I also worked with Jack Hendrix and April Robin Martinig to demonstrate that holding a territory helps juvenile red squirels avoid predators over winter. All work on red squirrels has been with Andrew McAdam , as well as all members of the Kluane Red Squirrel Project.
Social interactions can mean evolution does strange things. I have shown how social interactions can cause evolution to move in the opposite direction to direct selection, allow trait evolution and adaptation to be de-coupled, and allow maladaptation (where fitness evolves to be lower across generations, which previously wasn’t thought to be compatible with evolutionary theory).

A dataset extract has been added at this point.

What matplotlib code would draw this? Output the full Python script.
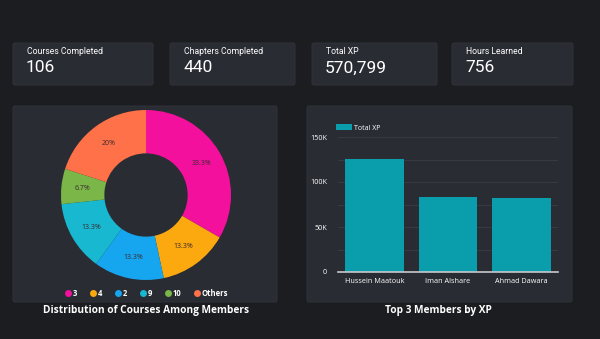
import matplotlib
matplotlib.use("Agg")
import matplotlib.pyplot as plt
from matplotlib.patches import FancyBboxPatch
from matplotlib.lines import Line2D
from matplotlib.ticker import FuncFormatter, MultipleLocator

W, H = 600, 339

kpi_labels = ["Courses Completed", "Chapters Completed", "Total XP", "Hours Learned"]
kpi_values = ["106", "440", "570,799", "756"]

pie_labels = ["3", "4", "2", "9", "10", "Others"]
pie_values = [33.3, 13.3, 13.3, 13.3, 6.7, 20.0]
pie_colors = ["#f2109c", "#fba90f", "#16a6f0", "#17b8d0", "#7ab648", "#ff7148"]

members = ["Hussein Maatouk", "Iman Alshare", "Ahmad Dawara"]
member_xp = [126000, 83000, 82500]

BG = "#1c1d21"
CARD = "#2a2c34"
EDGE = "#33353d"
TEXT = "#ffffff"
BAR = "#0a9dac"


def px_axes(fig, x0, y0, x1, y1):
    # pixel box (top-left origin) -> figure axes
    return fig.add_axes([x0 / W, 1 - y1 / H, (x1 - x0) / W, (y1 - y0) / H])


fig = plt.figure(figsize=(W / 100, H / 100), dpi=100, facecolor=BG)
bg = fig.add_axes([0, 0, 1, 1])
bg.set_xlim(0, W)
bg.set_ylim(H, 0)
bg.axis("off")
bg.set_facecolor(BG)


def card(x0, y0, x1, y1):
    bg.add_patch(FancyBboxPatch((x0, y0), x1 - x0, y1 - y0,
                                boxstyle="round,pad=0,rounding_size=2",
                                facecolor=CARD, edgecolor=EDGE, linewidth=0.6))


# KPI cards
kpi_boxes = [(13, 43, 153, 85), (170, 43, 295, 85), (312, 43, 437, 85), (452, 43, 573, 85)]
for (x0, y0, x1, y1), lab, val in zip(kpi_boxes, kpi_labels, kpi_values):
    card(x0, y0, x1, y1)
    bg.text(x0 + 14, y0 + 9, lab, color=TEXT, fontsize=6.2, family="Roboto",
            va="center", ha="left")
    bg.text(x0 + 13, y0 + 25, val, color=TEXT, fontsize=12.5, family="Roboto",
            va="center", ha="left")

# panels
card(13, 106, 277, 302)
card(307, 106, 572, 302)

# donut
cx, cy, r = 146, 195, 85
pax = px_axes(fig, cx - r, cy - r, cx + r, cy + r)
pax.set_facecolor("none")
wedges, _, autotexts = pax.pie(
    pie_values, colors=pie_colors, startangle=90, counterclock=False, radius=1,
    autopct=lambda p: f"{p:.1f}%".replace(".0%", "%"), pctdistance=0.75,
    wedgeprops=dict(width=0.51, edgecolor="none"),
    textprops=dict(color="#3a2a30", fontsize=5, family="Open Sans"))
pax.set_xlim(-1, 1)
pax.set_ylim(-1, 1)
pax.set_aspect("equal")
pax.axis("off")

handles = [Line2D([], [], marker="o", linestyle="none", markersize=5,
                  markerfacecolor=c, markeredgecolor="none") for c in pie_colors]
bg.legend(handles, pie_labels, loc="center", bbox_to_anchor=(146 / W, 1 - 293 / H),
          bbox_transform=fig.transFigure, ncol=6, frameon=False, fontsize=5.5,
          labelcolor=TEXT, handletextpad=0.1, columnspacing=1.6, handlelength=1.0,
          prop=dict(family="Open Sans", weight="bold", size=5.5))

bg.text(146, 311, "Distribution of Courses Among Members", color=TEXT, fontsize=7.3,
        family="Open Sans", weight="bold", ha="center", va="center")

# bar chart
bax = px_axes(fig, 338, 137, 558, 272)
bax.set_facecolor("none")
bax.bar(range(len(members)), member_xp, width=0.8, color=BAR, label="Total XP", zorder=3)
bax.set_xlim(-0.5, len(members) - 0.5)
bax.set_ylim(0, 150000)
bax.yaxis.set_major_locator(MultipleLocator(50000))
bax.yaxis.set_minor_locator(MultipleLocator(25000))
bax.yaxis.set_major_formatter(FuncFormatter(lambda v, _: "0" if v == 0 else f"{int(v / 1000)}K"))
bax.grid(True, axis="y", which="both", color="#3b3d45", linewidth=0.6, zorder=0)
bax.set_xticks(range(len(members)))
bax.set_xticklabels(members)
for s in ("top", "right", "left"):
    bax.spines[s].set_visible(False)
bax.spines["bottom"].set_color("#c8c8cc")
bax.spines["bottom"].set_linewidth(1.2)
bax.spines["bottom"].set_zorder(4)
bax.tick_params(axis="both", which="both", length=0, colors=TEXT, labelsize=5.2)
bax.tick_params(axis="y", pad=8)
bax.tick_params(axis="x", pad=4)
for t in bax.get_xticklabels() + bax.get_yticklabels():
    t.set_family("Open Sans")
bax.legend(loc="lower left", bbox_to_anchor=(-0.02, 1.02), frameon=False, fontsize=5,
           labelcolor=TEXT, handlelength=2.2, handleheight=1.0, handletextpad=0.4,
           borderaxespad=0, prop=dict(family="Open Sans", size=5))

bg.text(438, 311, "Top 3 Members by XP", color=TEXT, fontsize=7.3,
        family="Open Sans", weight="bold", ha="center", va="center")

fig.savefig("out.png", dpi=100, facecolor=BG)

The behaviour of an animal could in theory change completely from one moment to the next, perfectly matcing the requirements of a situation. However, it does not. Individuals are limited in their behavioural repertoires compared to what occurs across an entire population, so some individuals are consistently risk-taking, or active, or aggressive, compared to other individuals (known as their “behavioural type”, “personality” or “coping style”).
In crickets for instance, some individuals emerge quite quickly out of shelter in a lab, while others may not emerge at all, while once out, some crickets run around a lot, while others do very little. I, working with Dr Morgan David, demonstrated these differences are somewhat consistent over the adult lifetime of individuals, and in fact among-individual differences tend to get greater as individuals age. These among-individual differences in activity have consequences in the wild too; working with Adèle James I found that crickets that ran around a box in the lab more also ran around in the wild more the next day. I also found that those that were consistently more active also had shorter lives, suggesting all that activity lead them into trouble. They did however have equal lifetime mating success, suggesting they got more done in their shorter time on earth.
Consistent differences are not just limited to individuals. Working with Jonathan Pruitt, James Lichtenstein, Raul Costa Pereira, and Justin Yegar, I have found that colonies of the social spider Anelosimus eximus in Ecuador have consistently different collective behaviours, these behaviours influence colony survival in different ways at different elevations (see also this related paper lead by Brendan McEwen), and may be passed onto “offspring” colonies after an artificial fision event. Consistent differences are also present in the structures animals make. Longer individuals of the orb-weaver Micrathena vigorsii build consistently wider and less dense webs, and may also be more stuborn in the face of a predation threat.
Reading and writing about among-individual differences all the time, even among clones raised in identical environments, got me thinking that they should be considered the norm, not an unusual phenomenon requiring explanation. But could there be something that causes among-individual differences to arise out of essentially equivalent beginnings? Working with Joseph Burant, and Matthew Brachmann, I have written a forum piece, discussing how insights from chaos theory, and the study of complex systems, could bring light to this problem.
I’ve also reviewed the insights we could gain for animal populations by adopting some of the ideas from complex systems theory.